A titre complémentaire, nous avons eu plusieurs entretiens avec les responsables de la structure délégataire afin de mieux comprendre le contexte spécifique, notamment les enjeux financiers de la DSP et d’analyser les marges de liberté dont jouit le manager privé. Nous nous sommes entretenus avec des MNS (4 entretiens) mais aussi des syndicalistes (3 entretiens) pour obtenir la vision du partenaire central du manager privé au sein de la piscine. Enfin, pour accroître la validité externe de nos résultats, nous avons réalisé des entretiens avec des managers privés de patinoire travaillant pour le même employeur que les personnes interrogées dans les piscines.

L’analyse de contenu, commencée dès les premiers entretiens s’est poursuivie parallèlement au recueil de nouveaux témoignages selon une approche comparative constante (Strauss et Corbin, 1990). Dans un premier temps, chacun des auteurs a réalisé séparément une analyse de contenu de la moitié des entretiens réalisés en se fondant sur la grille d’analyse de l’économie des conventions. Plus précisément, nous avons repris dans nos analyses les cinq concepts regroupés dans la table 1 : principe de grandeur, état de grandeur, rapport à la grandeur, investissement de forme et épreuve. Dans un second temps, l’ensemble du matériel empirique a fait l’objet d’un codage par les deux chercheurs avec cette grille d’interprétation élargie. Nous avons utilisé la méthodologie proposée par Miles et Huberman (1994) pour évaluer la fiabilité inter-codeur (nombre d’accords / nombre d’accords plus nombre de désaccords). Nous avons abouti à un résultat de 84 %, ce qui est bien au-delà des 70 % recommandés par Miles et Huberman (1994, p. 64). Les quelques cas de désaccords ont été résolus après discussion.

Bien qu’inductive, notre analyse s’est appuyée sur les travaux mobilisés dans notre cadre théorique. Chaque nouveau cas a été analysé comme original (Glaser et Strauss, 1967). L’apparition de récurrences a permis de consolider la grille interprétative proposée en alliant imagination et rigueur. En nous fondant sur les indices relevés dans l’analyse des discours et sur les éléments de la littérature, nous avons forgé une interprétation des liens unissant les faits décrits.

Résultats

L’analyse des données fait ressortir un manager contraint qui articule différents référencements dans sa gestion de ces partenaires internes et externes. Néanmoins, cette plasticité ne prend pas la même forme avec ses collaborateurs que dans ses relations avec les élus et les clubs. Dans un cas, le compromis est recherché alors que c’est l’arrangement qui est valorisé dans l’autre.

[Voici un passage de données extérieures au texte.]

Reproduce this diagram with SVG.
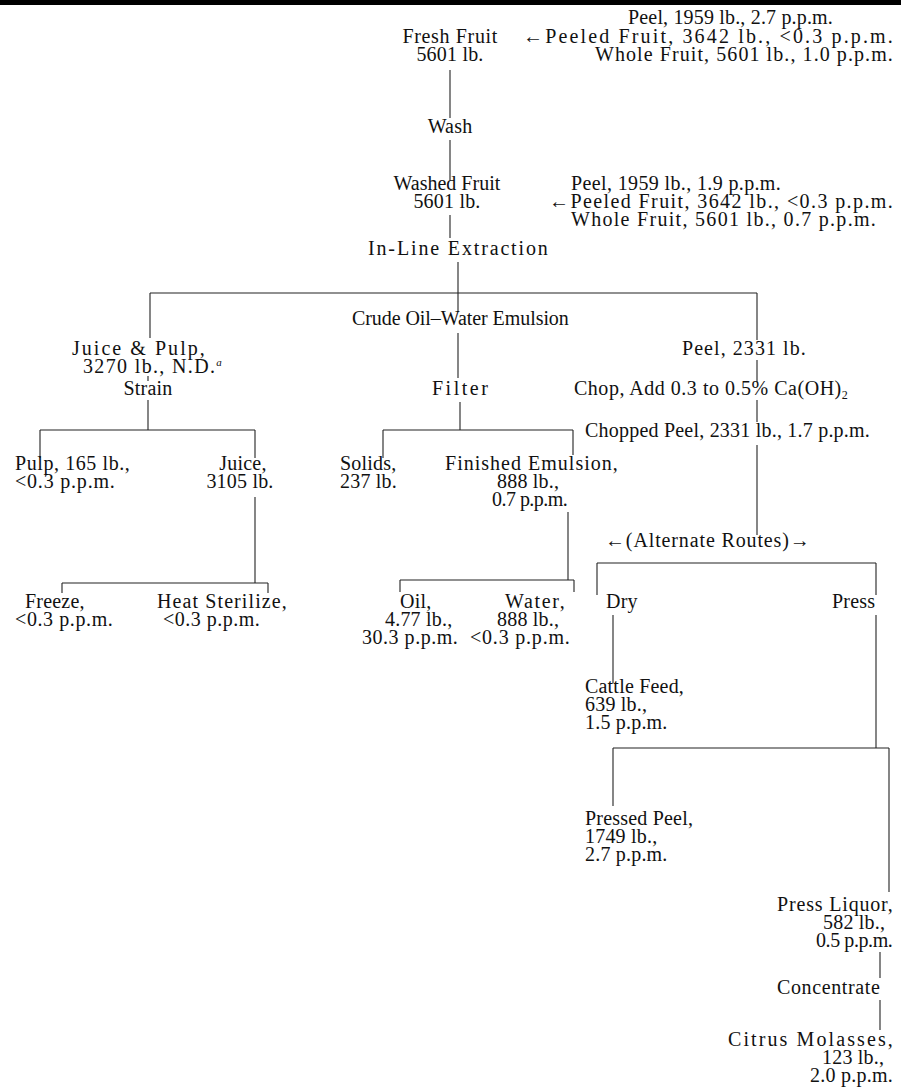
<svg xmlns="http://www.w3.org/2000/svg" width="901" height="1088" viewBox="0 0 901 1088">
<style>
text{font-family:"Liberation Serif","Times New Roman",serif;font-size:20px;fill:#111;letter-spacing:0.2px}
.m{text-anchor:middle}
.c line{stroke:#222;stroke-width:1.1}
</style>
<rect x="0" y="0" width="901" height="5" fill="#000"/>
<g class="c" id="connectors">
<line x1="450" y1="70" x2="450" y2="118"/>
<line x1="450" y1="140" x2="450" y2="180"/>
<line x1="450" y1="215" x2="450" y2="238"/>
<line x1="458" y1="262" x2="458" y2="312"/>
<line x1="150" y1="293" x2="757" y2="293"/>
<line x1="150" y1="293" x2="150" y2="338"/>
<line x1="757" y1="293" x2="757" y2="340"/>
<line x1="757" y1="360" x2="757" y2="382"/>
<line x1="458" y1="333" x2="458" y2="378"/>
<line x1="460" y1="402" x2="460" y2="430"/>
<line x1="148" y1="376" x2="148" y2="381"/>
<line x1="148" y1="400" x2="148" y2="430"/>
<line x1="40" y1="430" x2="255" y2="430"/>
<line x1="40" y1="430" x2="40" y2="458"/>
<line x1="255" y1="430" x2="255" y2="458"/>
<line x1="255" y1="497" x2="255" y2="583"/>
<line x1="62" y1="583" x2="268" y2="583"/>
<line x1="62" y1="583" x2="62" y2="593"/>
<line x1="268" y1="583" x2="268" y2="593"/>
<line x1="383" y1="430" x2="573" y2="430"/>
<line x1="383" y1="430" x2="383" y2="458"/>
<line x1="573" y1="430" x2="573" y2="455"/>
<line x1="568" y1="512" x2="568" y2="580"/>
<line x1="400" y1="580" x2="574" y2="580"/>
<line x1="400" y1="580" x2="400" y2="592"/>
<line x1="574" y1="580" x2="574" y2="592"/>
<line x1="757" y1="400" x2="757" y2="422"/>
<line x1="757" y1="445" x2="757" y2="535"/>
<line x1="597" y1="563" x2="876" y2="563"/>
<line x1="597" y1="563" x2="597" y2="595"/>
<line x1="876" y1="563" x2="876" y2="595"/>
<line x1="613" y1="615" x2="613" y2="683"/>
<line x1="876" y1="615" x2="876" y2="748"/>
<line x1="613" y1="748" x2="889" y2="748"/>
<line x1="613" y1="748" x2="613" y2="806"/>
<line x1="889" y1="748" x2="889" y2="892"/>
<line x1="880" y1="952" x2="880" y2="978"/>
<line x1="880" y1="1000" x2="880" y2="1030"/>
</g>
<g id="fresh-fruit"><text class="m" x="450" y="43" textLength="95">Fresh Fruit</text><text class="m" x="450" y="61">5601 lb.</text></g>
<g id="fresh-analysis"><text x="628" y="24" textLength="205">Peel, 1959 lb., 2.7 p.p.m.</text><text x="523" y="43" textLength="370">←Peeled Fruit, 3642 lb., &lt;0.3 p.p.m.</text><text x="595" y="61" textLength="298">Whole Fruit, 5601 lb., 1.0 p.p.m.</text></g>
<g id="wash"><text class="m" x="450" y="133">Wash</text></g>
<g id="washed-fruit"><text class="m" x="447" y="190" textLength="107">Washed Fruit</text><text class="m" x="447" y="208">5601 lb.</text></g>
<g id="washed-analysis"><text x="571" y="190" textLength="210">Peel, 1959 lb., 1.9 p.p.m.</text><text x="549" y="208" textLength="344">←Peeled Fruit, 3642 lb., &lt;0.3 p.p.m.</text><text x="571" y="226" textLength="305">Whole Fruit, 5601 lb., 0.7 p.p.m.</text></g>
<g id="extraction"><text x="368" y="255" textLength="180">In-Line Extraction</text></g>
<g id="emulsion"><text x="352" y="325" textLength="217">Crude Oil–Water Emulsion</text></g>
<g id="juice-pulp"><text x="72" y="355" textLength="133">Juice &amp; Pulp,</text><text x="83" y="373" textLength="139">3270 lb., N.D.<tspan font-size="11" font-style="italic" dy="-7">a</tspan></text></g>
<g id="peel"><text x="682" y="355" textLength="124">Peel, 2331 lb.</text></g>
<g id="strain"><text class="m" x="148" y="395">Strain</text></g>
<g id="filter"><text x="432" y="395" textLength="56">Filter</text></g>
<g id="chop"><text x="574" y="395" textLength="274">Chop, Add 0.3 to 0.5% Ca(OH)<tspan font-size="12" dy="4">2</tspan></text></g>
<g id="chopped-peel"><text x="585" y="437" textLength="285">Chopped Peel, 2331 lb., 1.7 p.p.m.</text></g>
<g id="pulp"><text x="15" y="470" textLength="115">Pulp, 165 lb.,</text><text x="15" y="488" textLength="100">&lt;0.3 p.p.m.</text></g>
<g id="juice"><text class="m" x="243" y="470">Juice,</text><text class="m" x="240" y="488">3105 lb.</text></g>
<g id="solids"><text x="340" y="470">Solids,</text><text x="340" y="488">237 lb.</text></g>
<g id="finished-emulsion"><text x="445" y="470" textLength="173">Finished Emulsion,</text><text x="497" y="488">888 lb.,</text><text x="492" y="506" textLength="76">0.7 p.p.m.</text></g>
<g id="alternate"><text x="605" y="547" textLength="205">←(Alternate Routes)→</text></g>
<g id="freeze"><text x="25" y="608">Freeze,</text><text x="15" y="626" textLength="98">&lt;0.3 p.p.m.</text></g>
<g id="heat-sterilize"><text x="157" y="608" textLength="130">Heat Sterilize,</text><text x="163" y="626" textLength="97">&lt;0.3 p.p.m.</text></g>
<g id="oil"><text x="400" y="608">Oil,</text><text x="385" y="626">4.77 lb.,</text><text x="362" y="644" textLength="96">30.3 p.p.m.</text></g>
<g id="water"><text x="505" y="608" textLength="60">Water,</text><text x="497" y="626">888 lb.,</text><text x="470" y="644" textLength="100">&lt;0.3 p.p.m.</text></g>
<g id="dry"><text x="606" y="608">Dry</text></g>
<g id="press"><text x="832" y="608">Press</text></g>
<g id="cattle-feed"><text x="585" y="693">Cattle Feed,</text><text x="585" y="711">639 lb.,</text><text x="585" y="729">1.5 p.p.m.</text></g>
<g id="pressed-peel"><text x="585" y="825">Pressed Peel,</text><text x="585" y="843">1749 lb.,</text><text x="585" y="861">2.7 p.p.m.</text></g>
<g id="press-liquor"><text x="777" y="911" textLength="116">Press Liquor,</text><text x="823" y="929">582 lb.,</text><text x="816" y="947" textLength="77">0.5 p.p.m.</text></g>
<g id="concentrate"><text x="777" y="994" textLength="103">Concentrate</text></g>
<g id="molasses"><text x="728" y="1046" textLength="165">Citrus Molasses,</text><text x="822" y="1064">123 lb.,</text><text x="810" y="1082" textLength="83">2.0 p.p.m.</text></g>
</svg>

La relation avec les MNS : d’un combat frontal a une reconstruction professionnelle

Sans se définir toujours explicitement en conflit avec la profession de MNS, les managers privés se dressent contre elle sur de nombreux points. Ils tentent de procéder à un ajustement professionnel qui passe d’abord pour une « élimination » des salariés réfractaires (stratégie d’affrontement) pour ensuite (re)construire identitairement les autres agents grâce à un travail de normalisation des compétences et des profils attendus du MNS par le manager (stratégies de stabilisation et de rassemblement).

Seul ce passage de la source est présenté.